Independent letter voicing anti-strike sentiment ‘toughened up’ by government officials, reports reveal

An official letter, which was part of discussions about junior doctors’ plans to strike, was edited to make it as "hard-edged" as possible by Department of Health (DoH) officials, it has been revealed.

The letter, from independent medical director of NHS England Sir Bruce Keogh to the British Medical Association (BMA), questioned whether striking junior doctors would return to their duties in the wake of a Paris-style terror attack, and made suggestions to ensure concerns about the possible impact of a terror attack were strengthened, helping to build a case against the strike, reports have said.

But it has emerged that drafts of the letter were seen and edited by health secretary Jeremy Hunt's officials before it was sent.

Email exchanges with the DoH, first published by The Independent, revealed Sir Keogh would not be asked to speak with the media on the day strike action by junior doctors was declared - providing his letter to Dr Mark Porter, chair of council at the BMA, made clear he opposed strike action.

According to reports, an unnamed official told Sir Keogh: "I am sure then that JH (Jeremy Hunt) will be interested to see the proposed final product; my hope is that if you are able to make these changes we will be able to get him over the line." The BMA condemned the actions of the DOH, and a spokesperson said: "This level of political interference is extremely concerning and will only serve to worsen junior doctors’ lack of trust in the government’s handling of negotiations."

Liberal Democrat health spokesperson Norman Lamb said he also feared trust between the government and junior doctors would be damaged. "This revelation raises serious concerns about potential political interference with the independent medical director of NHS England. Jeremy Hunt must explain exactly who was involved in toughening up of language in this letter.

"We need a cross party commission to look at how we secure the long-term future of the NHS and social care, but Jeremy Hunt must now immediately get back around the negotiating table and resolve this dispute with junior doctors that are such an integral part of our NHS."

However, the DOH defended its involvement in editing the letter, which was published online the day it was announced that junior doctor had voted in favour of strike action. "Industrial action of the kind planned by the BMA creates a major safety risk for patients so it was absolutely right that ministers insisted on Sir Bruce Keogh giving his independent view of the NHS' capacity to respond in the event of a major terrorist incident - particularly in the days following the devastating attacks on Paris,” a spokesperson said.

NHS England also released a statement from Sir Keogh: “Given the seriousness of potential industrial action and NHS England’s statutory responsibilities to ensure everything possible is being done to reduce all potential risk, it was entirely appropriate that all parts of the NHS - including the DoH, hospitals and NHS England – co-ordinated the operational response across the country," he said.

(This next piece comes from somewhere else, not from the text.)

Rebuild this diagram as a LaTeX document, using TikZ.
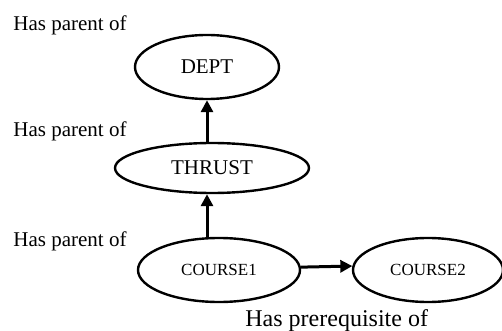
\documentclass[tikz,border=0pt]{standalone}
\usepackage{fontspec}
\setmainfont{Liberation Serif}
\usetikzlibrary{shapes.geometric,arrows.meta}
\tikzset{
    entity/.style={draw,ellipse,line width=1.2pt,inner sep=0pt},
    relname/.style={anchor=base west,inner sep=0pt,font=\fontsize{10.5}{12}\selectfont},
    link/.style={line width=1.5pt,-{Triangle[length=6pt,width=6pt]}}
}
\begin{document}
\begin{tikzpicture}[x=0.5pt,y=-0.5pt]
        \useasboundingbox (0,0) rectangle (502,331);

        \node[entity,minimum width=72pt,minimum height=32pt,font=\fontsize{10.5}{12}\selectfont] (dept) at (207,67) {DEPT};
        \node[entity,minimum width=97pt,minimum height=25pt,font=\fontsize{10.5}{12}\selectfont] (thrust) at (212,168) {THRUST};
        \node[entity,minimum width=81pt,minimum height=32pt,font=\fontsize{8.5}{10}\selectfont] (course1) at (219,270) {COURSE1};
        \node[entity,minimum width=75pt,minimum height=32pt,font=\fontsize{8.5}{10}\selectfont] (course2) at (428,270) {COURSE2};

        \node[relname] (parent1) at (13,31) {Has parent of};
        \node[relname] (parent2) at (13,137) {Has parent of};
        \node[relname] (parent3) at (13,246) {Has parent of};
        \node[relname,font=\fontsize{12}{14}\selectfont] (prereq) at (245,326) {Has prerequisite of};

        \draw[link] (thrust.north -| dept.south) -- (dept.south);
        \draw[link] (course1.north -| dept.south) -- (thrust.south -| dept.south);
        \draw[link] (course1.2.5) -- (course2.177.3);

    \end{tikzpicture}
\end{document}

Junior doctors are currently set to hold three periods of strike action, with the first scheduled for 12 January for 24 hours. The action is being taken after the BMA and the NHS failed to reach an agreement over a new contract for junior doctors due to take effect in August.

The main sticking point is pay for working unsociable hours. Under the proposed contract the number of hours that would qualify doctors for higher pay rates would be reduced. Saturday hours, for example, were previously classed as ‘unsociable’ but this would be changed to regular work time, while the higher rate would only apply after 7pm.